Protein kinases are the enzymes that catalyzes the transfer of γ-phosphate group from ATP to protein residues containing hydroxyl groups and has an important role in cell growth, proliferation, and differentiation. The human kinome comprises ~535 protein kinases. Mutations / Dysregulation of protein kinases are linked to various diseases, particularly in cancer, also protein kinases are the most widely studied cancer therapeutic targets, with a large number of protein kinase inhibitors are approved in Cancer and another large numbers are in active development.
Further, according to the substrate residues, protein kinases can be classified as tyrosine kinases (including both receptor and nonreceptor tyrosine kinases), serine/threonine kinases, and tyrosine kinase-like enzymes.
Similarly, Kinase Inhibitors can be classified into different categories by using many ways. According to classification system based upon the structures of their drug-enzyme complexes proposed by Roskoski (in 2016), protein kinase inhibitors are classified into six types (Type-I–VI).
Type-I inhibitors bind to the active conformation of the kinase (DFG-Asp in, αC-helix in). Type-I½ inhibitors bind to a DFG-Asp in inactive kinase conformation with αC-helix out, while type-II inhibitors bind to a DFG-Asp out inactive conformation.
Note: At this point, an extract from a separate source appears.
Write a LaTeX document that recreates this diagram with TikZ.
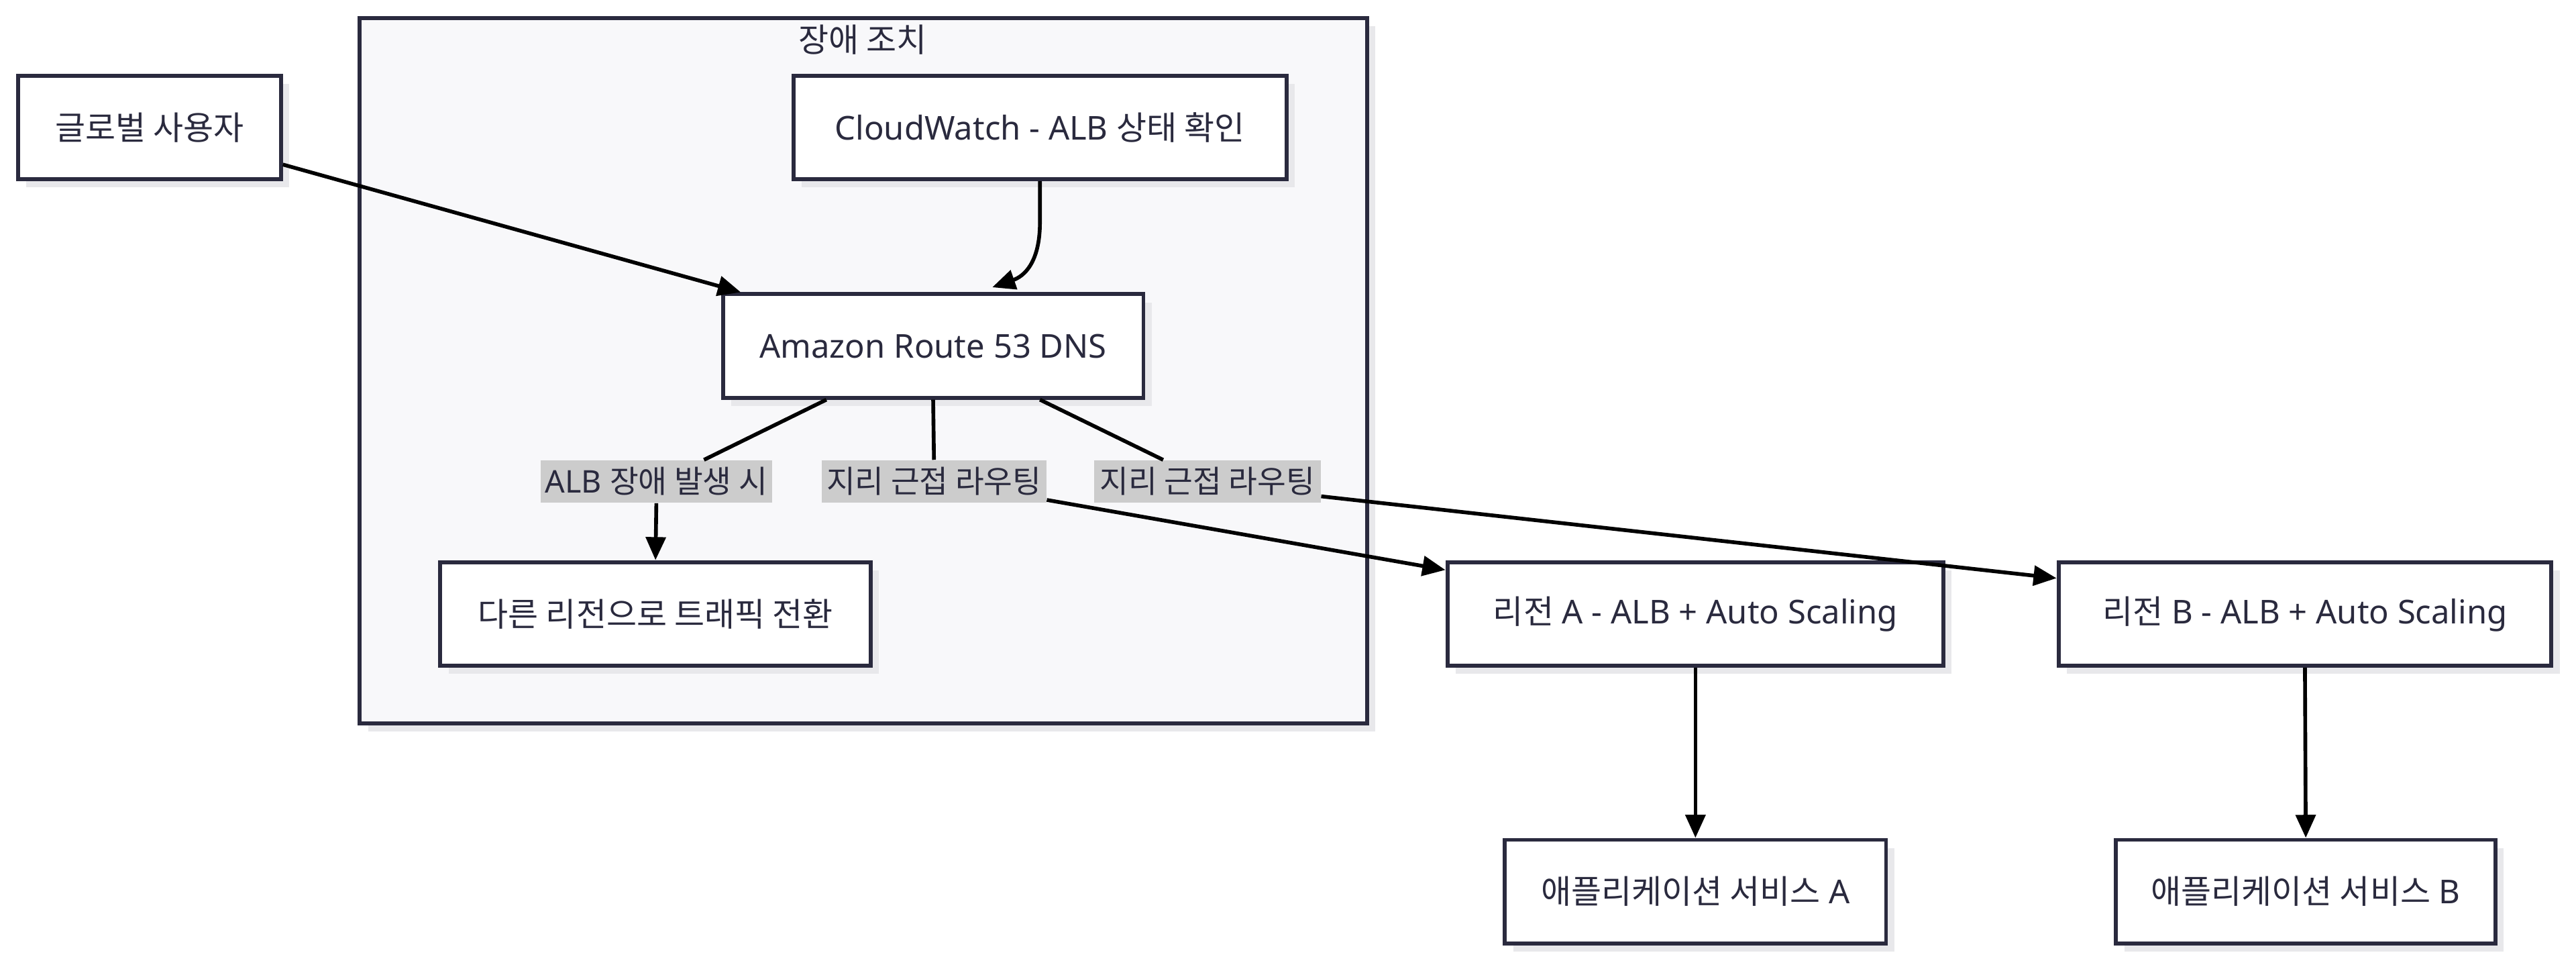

These types of inhibitors occupy part of the adenine binding pocket and form hydrogen bonds with the hinge region connecting the small and large lobes of the enzyme. Among them, type-I½ and type-II antagonists can be further divided into A and B subtypes. Type A inhibitors extend past the Sh2 gatekeeper residue into the back cleft, while type B inhibitors fail to extend into the back cleft. The possible importance of this difference is that type A inhibitors have longer residence times compared with type B inhibitors when binding to their targets. Type III and type IV kinase inhibitors are allosteric in nature. Type III inhibitors restrain kinase activity by binding to an allosteric site, which is in the cleft between the small and large kinase lobes adjacent to the ATP-binding pocket.
Contrariwise, type IV inhibitors bind outside of the cleft. Moreover, the bivalent molecules that span two distinct regions of the kinase domain are type V inhibitors. Type-I–V inhibitors are all reversible. In contrast, compounds that bind covalently with the kinase active site are called type VI inhibitors (irreversible kinase inhibitors).